Ketika terapi di kantor Majalah Ghoib itu saya memang bisa melihat apa yang ada di dalam diri pasien. Sehingga ketika ada pasien lain yang sedang diterapi dengan cepat saya berkomentar.
“Dia itu tidak ada jinnya, Ustadz,” teriak saya sambil cengengesan “Eh, tidak ada jinnya ke sini,” kali ini saya berbicara kepada ibu yang sedang diterapi. “Dia itu ke sini bukan untuk mengusir jin. Kamu saja yang diam.” ujar Ustadz
Waktu terapi kemarin, saya memang seperti anak kecil saja. Saya suka bermain-main dan memperhatikan orang-orang yang sedang diruqyah. Bahkan kemudian tiba-tiba saja saya menangis. “Ibu, pulang!. Saya mau pulang sama ibu.” Akhirnya ada seorang Ustadz menterapi saya. Tapi memang jin kecil itu masih sulit dikeluarkan.

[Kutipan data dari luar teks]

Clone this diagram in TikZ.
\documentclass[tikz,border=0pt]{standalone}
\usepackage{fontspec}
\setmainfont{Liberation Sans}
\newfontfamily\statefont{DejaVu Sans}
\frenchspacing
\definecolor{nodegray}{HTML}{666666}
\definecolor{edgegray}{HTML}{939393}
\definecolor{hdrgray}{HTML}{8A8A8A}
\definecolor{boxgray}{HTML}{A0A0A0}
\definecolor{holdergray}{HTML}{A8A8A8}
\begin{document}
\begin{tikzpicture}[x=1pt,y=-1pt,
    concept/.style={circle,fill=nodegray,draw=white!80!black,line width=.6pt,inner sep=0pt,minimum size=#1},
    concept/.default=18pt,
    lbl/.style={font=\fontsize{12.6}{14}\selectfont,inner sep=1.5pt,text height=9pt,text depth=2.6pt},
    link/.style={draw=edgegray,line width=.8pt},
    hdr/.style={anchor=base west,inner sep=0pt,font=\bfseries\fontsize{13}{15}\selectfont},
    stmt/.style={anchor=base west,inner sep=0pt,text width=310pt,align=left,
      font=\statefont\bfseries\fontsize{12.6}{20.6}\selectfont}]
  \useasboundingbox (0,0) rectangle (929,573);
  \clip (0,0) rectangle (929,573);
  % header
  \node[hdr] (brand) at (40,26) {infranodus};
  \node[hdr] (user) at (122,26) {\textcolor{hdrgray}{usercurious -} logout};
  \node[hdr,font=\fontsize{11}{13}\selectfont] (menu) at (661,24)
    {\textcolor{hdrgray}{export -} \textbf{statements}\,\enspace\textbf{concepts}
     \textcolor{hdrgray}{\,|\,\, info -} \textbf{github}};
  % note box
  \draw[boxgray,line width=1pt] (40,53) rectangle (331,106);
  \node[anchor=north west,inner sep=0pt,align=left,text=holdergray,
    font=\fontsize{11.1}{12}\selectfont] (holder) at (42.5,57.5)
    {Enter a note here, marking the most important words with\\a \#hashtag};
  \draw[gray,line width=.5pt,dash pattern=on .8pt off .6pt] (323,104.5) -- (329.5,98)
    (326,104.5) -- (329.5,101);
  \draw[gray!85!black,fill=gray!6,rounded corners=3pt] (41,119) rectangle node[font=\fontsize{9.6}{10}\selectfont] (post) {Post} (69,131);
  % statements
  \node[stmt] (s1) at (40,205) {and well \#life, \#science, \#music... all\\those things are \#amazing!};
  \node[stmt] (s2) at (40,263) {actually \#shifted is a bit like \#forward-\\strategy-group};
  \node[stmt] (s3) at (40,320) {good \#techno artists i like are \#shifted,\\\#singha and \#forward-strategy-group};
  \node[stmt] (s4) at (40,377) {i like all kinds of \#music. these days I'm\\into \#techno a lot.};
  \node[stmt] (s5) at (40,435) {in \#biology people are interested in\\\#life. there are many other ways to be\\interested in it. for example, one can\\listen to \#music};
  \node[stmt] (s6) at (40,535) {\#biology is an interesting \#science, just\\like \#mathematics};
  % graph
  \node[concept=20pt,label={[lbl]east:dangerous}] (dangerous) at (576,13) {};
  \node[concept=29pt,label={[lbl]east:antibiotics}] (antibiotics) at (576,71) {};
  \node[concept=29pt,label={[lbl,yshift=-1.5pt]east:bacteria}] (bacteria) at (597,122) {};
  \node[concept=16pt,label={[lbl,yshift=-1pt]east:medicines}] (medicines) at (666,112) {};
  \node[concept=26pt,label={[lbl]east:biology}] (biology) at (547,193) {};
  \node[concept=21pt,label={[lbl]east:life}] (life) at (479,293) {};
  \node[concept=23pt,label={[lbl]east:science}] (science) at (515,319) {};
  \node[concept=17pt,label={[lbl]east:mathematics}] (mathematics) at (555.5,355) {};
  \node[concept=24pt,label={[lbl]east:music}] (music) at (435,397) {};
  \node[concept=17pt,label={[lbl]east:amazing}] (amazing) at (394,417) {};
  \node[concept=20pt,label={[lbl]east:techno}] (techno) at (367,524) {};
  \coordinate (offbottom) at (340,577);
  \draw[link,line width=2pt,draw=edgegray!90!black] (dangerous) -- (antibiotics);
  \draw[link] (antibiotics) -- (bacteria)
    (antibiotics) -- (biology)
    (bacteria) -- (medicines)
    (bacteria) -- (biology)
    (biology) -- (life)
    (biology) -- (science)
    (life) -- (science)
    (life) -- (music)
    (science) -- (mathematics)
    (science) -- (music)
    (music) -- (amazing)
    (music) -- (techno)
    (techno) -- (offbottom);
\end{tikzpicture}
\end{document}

Dengan kata lain, jin kecil itu masih terus membuntuti saya hingga sekarang. Seperti yang terjadi pada beberapa hari yang lalu, saya kembali merasakan ngantuk yang berlebihan setelah shalat subuh. Itu adalah pertanda bahwa jin itu akan datang kembali. Liciknya, jin itu kini datang setelah saya dalam kondisi setengah tertidur, sehingga agak kesulitan untuk melawannya dengan doa-doa. Meski demikian, saya sempat memegang sesuatu yang lunak di kepala. Saya tarik benda itu dan dilemparkan kepada jin yang akan datang. tapi yang saya rasakan justru saya dan jin itu saling memperebutkan benda yang lunak tersebut. Dalam kondisi demikian, terdengar langkah-langkah kaki yang kian mendekat dan akhirnya membuyarkan segalanya. Jin kembali menghilang, dan saya pun dibangunkan oleh Ibu yang mungkin mendengar teriakan-teriakan saya.
Saya sadar, bahwa perjuangan untuk mengeluarkan jin yang telah bersarang 26 tahun bukan hal yang mudah. Mereka tentu tidak rela begitu saja meninggalkan tubuh saya, yang merupakan cicit dari seorang jawara terkenal. Bagi saya cicit siapapun tidaklah berarti karena mereka tidak akan bisa menolong saya di akhirat. Karena saya harus menentukan langkah saya sendiri, meski harus berseberangan dengan mereka, nenek moyang saya yang jelas melakukan kesalahan.